La Cour a souligné dans ce cas l’importance tout aussi déterminante des mesures de sécurité accompagnant le port du capuchon. Ainsi, Portmann était sous la surveillance constante d’un policier qui s’assurait que le capuchon ne gêne pas sa respiration.

L’allégation de Portmann, selon laquelle il aurait dû soutenir un interrogatoire substantiel de 20 à 30 minutes avec le capuchon devant le juge d’instruction, est restée contestée et n’a pas pu être définitivement éclaircie devant la Cour. Celle-ci a cependant nettement relevé que l’art. 3 CEDH n’aurait pas admis un tel interrogatoire.
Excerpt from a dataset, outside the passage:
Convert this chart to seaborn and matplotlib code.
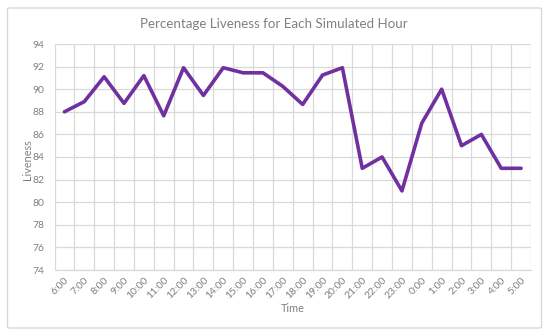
import matplotlib
matplotlib.use("Agg")
import matplotlib.pyplot as plt
from matplotlib.patches import FancyBboxPatch
from matplotlib.ticker import FixedLocator
import seaborn as sns
import pandas as pd

# -----------------------------
# Data
# -----------------------------
hours = ["6:00", "7:00", "8:00", "9:00", "10:00", "11:00", "12:00", "13:00",
         "14:00", "15:00", "16:00", "17:00", "18:00", "19:00", "20:00", "21:00",
         "22:00", "23:00", "0:00", "1:00", "2:00", "3:00", "4:00", "5:00"]
liveness = [88.0, 88.9, 91.1, 88.75, 91.2, 87.65, 91.9, 89.45,
            91.9, 91.45, 91.45, 90.25, 88.65, 91.25, 91.9, 83.0,
            84.0, 81.0, 87.0, 90.0, 85.0, 86.0, 83.0, 83.0]
y_ticks = [74, 76, 78, 80, 82, 84, 86, 88, 90, 92, 94]

df = pd.DataFrame({"Time": hours, "Liveness": liveness})

# -----------------------------
# Style
# -----------------------------
sns.set_theme(style="white")
plt.rcParams["font.family"] = ["Lato", "DejaVu Sans"]

grid_col = "#D9D9D9"
text_col = "#808080"

fig = plt.figure(figsize=(5.5, 3.36), dpi=100)
ax = fig.add_axes([54.5 / 550, 1 - 270 / 336, (531 - 54.5) / 550, (270 - 44) / 336])

# chart border
fig.patches.append(FancyBboxPatch((7.5 / 550, 8 / 336), 534 / 550, 320 / 336,
                                  boxstyle="round,pad=0,rounding_size=0.004",
                                  transform=fig.transFigure, fill=False,
                                  edgecolor="#D9D9D9", linewidth=1))

sns.lineplot(data=df, x="Time", y="Liveness", sort=False, ax=ax,
             color="#7030A0", linewidth=2.6)

# -----------------------------
# Axes
# -----------------------------
ax.set_xlim(-0.5, len(hours) - 0.5)
ax.set_ylim(74, 94)
ax.set_yticks(y_ticks)
ax.set_xticks(range(len(hours)))
ax.set_xticklabels(hours, rotation=45, ha="right", rotation_mode="anchor")
ax.xaxis.set_minor_locator(FixedLocator([i - 0.5 for i in range(len(hours) + 1)]))

ax.grid(True, axis="y", which="major", color=grid_col, linewidth=0.9)
ax.grid(True, axis="x", which="minor", color=grid_col, linewidth=0.9)
ax.grid(False, axis="x", which="major")
ax.tick_params(axis="both", which="both", length=0, colors=text_col, labelsize=7.5)
ax.tick_params(axis="x", pad=4)
ax.tick_params(axis="y", pad=7)

for side in ["top", "right", "left"]:
    ax.spines[side].set_visible(False)
ax.spines["bottom"].set_color(grid_col)
ax.spines["bottom"].set_linewidth(0.9)

ax.set_xlabel("Time", color=text_col, fontsize=7.8, va="center")
ax.set_ylabel("Liveness", color=text_col, fontsize=7.8, va="center")
ax.xaxis.set_label_coords(0.5, -(309 - 270) / 226)
ax.yaxis.set_label_coords(-(54.5 - 28) / 476.5, (270 - 160) / 226)

fig.text(274 / 550, 1 - 24 / 336, "Percentage Liveness for Each Simulated Hour",
         color=text_col, fontsize=9.6, ha="center", va="center")

fig.savefig("out.png", dpi=100, facecolor="white")
plt.close()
Mais elle n’a vu aucune raison de douter de la position de la Suisse qui affirmait qu’il s’agissait uniquement d’une brève notification du motif de l’arrestation et non pas d’un interrogatoire sur le fond.

A six voix contre une, la Cour est arrivée à la conclusion que la limite d’application de l’art. 3 CEDH n’avait pas été atteinte et, par conséquent, il n’y avait aucune violation de cette disposition.